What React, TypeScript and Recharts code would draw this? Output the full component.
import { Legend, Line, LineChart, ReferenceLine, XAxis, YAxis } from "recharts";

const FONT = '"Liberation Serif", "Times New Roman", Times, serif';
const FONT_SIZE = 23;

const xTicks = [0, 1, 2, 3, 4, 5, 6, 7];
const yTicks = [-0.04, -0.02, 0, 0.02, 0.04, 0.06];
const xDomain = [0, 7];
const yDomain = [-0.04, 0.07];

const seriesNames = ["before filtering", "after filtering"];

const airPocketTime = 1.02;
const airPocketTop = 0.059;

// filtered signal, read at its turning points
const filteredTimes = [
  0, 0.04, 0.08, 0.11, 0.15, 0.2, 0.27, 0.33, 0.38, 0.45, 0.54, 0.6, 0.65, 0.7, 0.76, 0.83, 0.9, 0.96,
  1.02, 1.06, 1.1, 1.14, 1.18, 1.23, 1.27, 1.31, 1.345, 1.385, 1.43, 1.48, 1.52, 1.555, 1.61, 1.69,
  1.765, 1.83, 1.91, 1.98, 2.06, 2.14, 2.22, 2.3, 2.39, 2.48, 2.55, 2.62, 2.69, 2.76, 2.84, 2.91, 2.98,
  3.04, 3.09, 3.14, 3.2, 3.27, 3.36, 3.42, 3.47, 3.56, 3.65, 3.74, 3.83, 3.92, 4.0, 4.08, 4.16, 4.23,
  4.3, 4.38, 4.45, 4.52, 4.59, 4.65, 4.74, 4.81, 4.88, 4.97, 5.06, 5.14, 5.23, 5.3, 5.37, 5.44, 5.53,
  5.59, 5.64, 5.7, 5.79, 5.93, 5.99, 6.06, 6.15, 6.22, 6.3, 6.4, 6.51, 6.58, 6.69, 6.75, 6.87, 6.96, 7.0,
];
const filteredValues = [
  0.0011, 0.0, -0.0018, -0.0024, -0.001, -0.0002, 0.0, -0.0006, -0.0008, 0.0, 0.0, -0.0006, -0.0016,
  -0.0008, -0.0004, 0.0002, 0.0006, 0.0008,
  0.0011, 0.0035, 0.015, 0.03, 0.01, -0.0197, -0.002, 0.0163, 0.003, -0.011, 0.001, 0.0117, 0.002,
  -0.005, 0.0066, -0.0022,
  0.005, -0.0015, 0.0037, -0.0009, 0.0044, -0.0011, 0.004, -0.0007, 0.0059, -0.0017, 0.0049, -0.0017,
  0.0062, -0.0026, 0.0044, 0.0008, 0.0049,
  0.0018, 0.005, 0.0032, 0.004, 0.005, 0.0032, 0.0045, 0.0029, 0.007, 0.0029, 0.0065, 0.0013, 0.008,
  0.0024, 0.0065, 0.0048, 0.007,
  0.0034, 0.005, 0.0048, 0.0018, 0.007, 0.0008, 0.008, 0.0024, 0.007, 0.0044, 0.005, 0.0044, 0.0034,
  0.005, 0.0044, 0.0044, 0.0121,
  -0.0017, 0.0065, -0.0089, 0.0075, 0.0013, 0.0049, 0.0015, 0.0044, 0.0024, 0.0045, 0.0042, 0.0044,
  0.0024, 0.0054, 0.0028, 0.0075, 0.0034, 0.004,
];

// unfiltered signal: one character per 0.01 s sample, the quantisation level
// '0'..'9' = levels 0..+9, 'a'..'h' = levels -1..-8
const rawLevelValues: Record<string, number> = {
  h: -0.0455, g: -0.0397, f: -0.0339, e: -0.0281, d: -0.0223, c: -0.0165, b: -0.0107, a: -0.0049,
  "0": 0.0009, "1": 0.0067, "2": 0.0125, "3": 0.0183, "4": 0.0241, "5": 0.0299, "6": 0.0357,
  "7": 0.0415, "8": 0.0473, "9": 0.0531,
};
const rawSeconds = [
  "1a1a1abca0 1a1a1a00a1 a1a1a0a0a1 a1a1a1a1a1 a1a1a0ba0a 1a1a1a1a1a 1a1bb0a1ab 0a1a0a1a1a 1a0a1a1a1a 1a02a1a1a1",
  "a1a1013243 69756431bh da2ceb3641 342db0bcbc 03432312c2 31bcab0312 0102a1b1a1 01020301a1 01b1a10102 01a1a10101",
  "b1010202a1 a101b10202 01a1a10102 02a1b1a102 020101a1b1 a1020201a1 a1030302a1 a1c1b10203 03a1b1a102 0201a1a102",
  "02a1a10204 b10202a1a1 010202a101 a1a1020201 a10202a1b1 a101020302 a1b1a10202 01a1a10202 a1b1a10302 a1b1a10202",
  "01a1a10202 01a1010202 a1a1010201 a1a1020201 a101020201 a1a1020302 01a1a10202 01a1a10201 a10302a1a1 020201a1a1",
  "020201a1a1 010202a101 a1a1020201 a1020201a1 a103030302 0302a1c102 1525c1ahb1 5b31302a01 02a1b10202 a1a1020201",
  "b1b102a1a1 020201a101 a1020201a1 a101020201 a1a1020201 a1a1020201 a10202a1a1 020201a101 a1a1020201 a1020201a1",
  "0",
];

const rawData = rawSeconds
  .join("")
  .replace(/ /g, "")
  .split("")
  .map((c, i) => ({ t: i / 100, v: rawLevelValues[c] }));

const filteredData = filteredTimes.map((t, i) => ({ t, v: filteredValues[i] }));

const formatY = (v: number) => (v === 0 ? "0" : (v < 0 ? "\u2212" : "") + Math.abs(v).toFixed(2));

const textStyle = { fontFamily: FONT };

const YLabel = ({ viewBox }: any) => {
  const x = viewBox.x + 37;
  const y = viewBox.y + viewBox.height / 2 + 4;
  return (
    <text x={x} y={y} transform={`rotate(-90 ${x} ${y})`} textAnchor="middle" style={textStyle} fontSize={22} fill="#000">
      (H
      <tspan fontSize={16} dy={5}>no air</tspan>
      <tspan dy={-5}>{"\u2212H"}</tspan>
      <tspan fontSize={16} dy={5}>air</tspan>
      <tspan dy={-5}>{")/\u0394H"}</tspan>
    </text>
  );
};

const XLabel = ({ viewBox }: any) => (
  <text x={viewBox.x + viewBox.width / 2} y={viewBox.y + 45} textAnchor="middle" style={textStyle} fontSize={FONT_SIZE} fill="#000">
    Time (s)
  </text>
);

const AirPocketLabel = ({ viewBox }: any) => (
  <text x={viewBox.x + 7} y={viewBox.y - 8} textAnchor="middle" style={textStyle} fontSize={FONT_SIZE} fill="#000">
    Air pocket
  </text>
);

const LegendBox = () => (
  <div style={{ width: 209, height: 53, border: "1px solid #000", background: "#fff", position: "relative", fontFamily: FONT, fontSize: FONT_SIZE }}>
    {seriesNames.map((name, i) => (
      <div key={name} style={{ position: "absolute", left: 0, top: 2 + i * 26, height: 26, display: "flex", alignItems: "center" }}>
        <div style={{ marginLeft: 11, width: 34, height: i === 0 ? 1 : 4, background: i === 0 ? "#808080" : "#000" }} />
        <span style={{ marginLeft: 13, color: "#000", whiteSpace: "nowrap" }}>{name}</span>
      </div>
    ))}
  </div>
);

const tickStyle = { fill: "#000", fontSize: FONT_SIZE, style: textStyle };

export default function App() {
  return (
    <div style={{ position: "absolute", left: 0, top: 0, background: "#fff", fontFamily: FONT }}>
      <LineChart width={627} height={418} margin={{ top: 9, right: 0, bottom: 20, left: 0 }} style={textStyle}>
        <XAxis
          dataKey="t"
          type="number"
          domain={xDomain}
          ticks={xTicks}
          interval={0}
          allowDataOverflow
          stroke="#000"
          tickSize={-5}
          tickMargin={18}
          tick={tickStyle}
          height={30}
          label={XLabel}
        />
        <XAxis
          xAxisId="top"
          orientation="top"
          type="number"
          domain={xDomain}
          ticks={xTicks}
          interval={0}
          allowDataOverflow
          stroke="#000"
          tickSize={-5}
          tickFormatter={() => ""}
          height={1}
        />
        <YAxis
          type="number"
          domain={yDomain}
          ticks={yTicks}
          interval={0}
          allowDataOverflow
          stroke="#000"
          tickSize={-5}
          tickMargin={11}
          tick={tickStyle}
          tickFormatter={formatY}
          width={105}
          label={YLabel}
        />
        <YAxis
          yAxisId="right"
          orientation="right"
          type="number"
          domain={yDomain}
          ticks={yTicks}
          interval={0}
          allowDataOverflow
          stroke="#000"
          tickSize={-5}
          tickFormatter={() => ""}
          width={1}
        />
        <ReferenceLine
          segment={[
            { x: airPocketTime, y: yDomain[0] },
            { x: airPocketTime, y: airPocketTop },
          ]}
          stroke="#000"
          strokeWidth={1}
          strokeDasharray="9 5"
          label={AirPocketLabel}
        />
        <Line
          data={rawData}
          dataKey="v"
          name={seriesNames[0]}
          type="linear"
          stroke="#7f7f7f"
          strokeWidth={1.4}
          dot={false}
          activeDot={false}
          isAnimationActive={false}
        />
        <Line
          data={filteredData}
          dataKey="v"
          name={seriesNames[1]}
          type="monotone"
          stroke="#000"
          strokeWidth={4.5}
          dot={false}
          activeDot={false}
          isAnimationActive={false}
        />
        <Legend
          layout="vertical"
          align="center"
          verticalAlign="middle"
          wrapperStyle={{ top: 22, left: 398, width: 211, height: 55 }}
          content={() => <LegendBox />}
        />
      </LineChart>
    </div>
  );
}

= = = = = = =

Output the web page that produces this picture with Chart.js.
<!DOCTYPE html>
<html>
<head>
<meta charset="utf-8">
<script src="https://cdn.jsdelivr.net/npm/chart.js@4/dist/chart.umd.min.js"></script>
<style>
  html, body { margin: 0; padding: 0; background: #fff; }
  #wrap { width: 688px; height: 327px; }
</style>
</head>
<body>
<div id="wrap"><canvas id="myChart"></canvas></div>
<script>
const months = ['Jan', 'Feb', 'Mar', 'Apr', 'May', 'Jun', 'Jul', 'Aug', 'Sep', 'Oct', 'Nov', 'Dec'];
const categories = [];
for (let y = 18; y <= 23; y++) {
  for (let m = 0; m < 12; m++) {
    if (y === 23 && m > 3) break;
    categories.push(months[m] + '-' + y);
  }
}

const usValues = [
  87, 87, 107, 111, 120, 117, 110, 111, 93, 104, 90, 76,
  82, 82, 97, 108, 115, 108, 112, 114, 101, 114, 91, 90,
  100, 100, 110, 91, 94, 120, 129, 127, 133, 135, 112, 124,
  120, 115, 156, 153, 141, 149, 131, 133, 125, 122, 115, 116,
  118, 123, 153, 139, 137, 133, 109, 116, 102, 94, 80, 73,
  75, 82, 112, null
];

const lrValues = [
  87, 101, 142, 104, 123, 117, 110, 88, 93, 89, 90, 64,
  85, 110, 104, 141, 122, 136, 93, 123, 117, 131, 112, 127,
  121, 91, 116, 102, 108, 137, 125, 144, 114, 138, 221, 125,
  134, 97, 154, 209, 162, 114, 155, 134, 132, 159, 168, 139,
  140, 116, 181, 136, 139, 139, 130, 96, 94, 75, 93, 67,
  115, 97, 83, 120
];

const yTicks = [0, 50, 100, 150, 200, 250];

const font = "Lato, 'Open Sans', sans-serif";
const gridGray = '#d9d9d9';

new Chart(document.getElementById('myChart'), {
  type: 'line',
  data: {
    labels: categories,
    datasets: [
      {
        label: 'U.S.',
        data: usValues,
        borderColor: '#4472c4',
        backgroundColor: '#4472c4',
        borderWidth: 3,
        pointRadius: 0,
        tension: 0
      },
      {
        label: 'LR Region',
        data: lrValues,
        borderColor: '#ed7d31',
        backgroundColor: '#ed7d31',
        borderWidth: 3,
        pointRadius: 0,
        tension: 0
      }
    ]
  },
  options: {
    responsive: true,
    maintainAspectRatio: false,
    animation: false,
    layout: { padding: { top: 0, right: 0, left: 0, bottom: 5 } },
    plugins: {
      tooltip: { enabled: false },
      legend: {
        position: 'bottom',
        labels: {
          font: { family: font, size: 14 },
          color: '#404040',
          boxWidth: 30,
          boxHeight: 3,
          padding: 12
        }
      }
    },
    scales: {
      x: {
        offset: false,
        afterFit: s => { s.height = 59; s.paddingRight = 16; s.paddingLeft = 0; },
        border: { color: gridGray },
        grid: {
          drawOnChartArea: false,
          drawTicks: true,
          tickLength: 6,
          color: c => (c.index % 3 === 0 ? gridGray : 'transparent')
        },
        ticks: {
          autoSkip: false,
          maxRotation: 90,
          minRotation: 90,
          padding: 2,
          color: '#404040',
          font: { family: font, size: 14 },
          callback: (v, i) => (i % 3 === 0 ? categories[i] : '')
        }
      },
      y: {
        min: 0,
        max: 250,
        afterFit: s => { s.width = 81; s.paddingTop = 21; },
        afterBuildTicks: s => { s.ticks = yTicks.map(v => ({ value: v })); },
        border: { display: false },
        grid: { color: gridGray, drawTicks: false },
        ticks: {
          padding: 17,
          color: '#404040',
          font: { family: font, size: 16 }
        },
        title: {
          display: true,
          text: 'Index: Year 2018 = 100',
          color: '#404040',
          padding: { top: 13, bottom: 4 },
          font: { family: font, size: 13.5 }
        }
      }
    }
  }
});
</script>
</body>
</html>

= = = = = = =

Your task is to retype the entries verbatim, starting with the line that holds "Output the web" and stopping after the line that holds "const gridGray = '#d9d9d9';".

Output the web page that produces this picture with Chart.js.
<!DOCTYPE html>
<html>
<head>
<meta charset="utf-8">
<script src="https://cdn.jsdelivr.net/npm/chart.js@4/dist/chart.umd.min.js"></script>
<style>
  html, body { margin: 0; padding: 0; background: #fff; }
  #wrap { width: 688px; height: 327px; }
</style>
</head>
<body>
<div id="wrap"><canvas id="myChart"></canvas></div>
<script>
const months = ['Jan', 'Feb', 'Mar', 'Apr', 'May', 'Jun', 'Jul', 'Aug', 'Sep', 'Oct', 'Nov', 'Dec'];
const categories = [];
for (let y = 18; y <= 23; y++) {
  for (let m = 0; m < 12; m++) {
    if (y === 23 && m > 3) break;
    categories.push(months[m] + '-' + y);
  }
}

const usValues = [
  87, 87, 107, 111, 120, 117, 110, 111, 93, 104, 90, 76,
  82, 82, 97, 108, 115, 108, 112, 114, 101, 114, 91, 90,
  100, 100, 110, 91, 94, 120, 129, 127, 133, 135, 112, 124,
  120, 115, 156, 153, 141, 149, 131, 133, 125, 122, 115, 116,
  118, 123, 153, 139, 137, 133, 109, 116, 102, 94, 80, 73,
  75, 82, 112, null
];

const lrValues = [
  87, 101, 142, 104, 123, 117, 110, 88, 93, 89, 90, 64,
  85, 110, 104, 141, 122, 136, 93, 123, 117, 131, 112, 127,
  121, 91, 116, 102, 108, 137, 125, 144, 114, 138, 221, 125,
  134, 97, 154, 209, 162, 114, 155, 134, 132, 159, 168, 139,
  140, 116, 181, 136, 139, 139, 130, 96, 94, 75, 93, 67,
  115, 97, 83, 120
];

const yTicks = [0, 50, 100, 150, 200, 250];

const font = "Lato, 'Open Sans', sans-serif";
const gridGray = '#d9d9d9';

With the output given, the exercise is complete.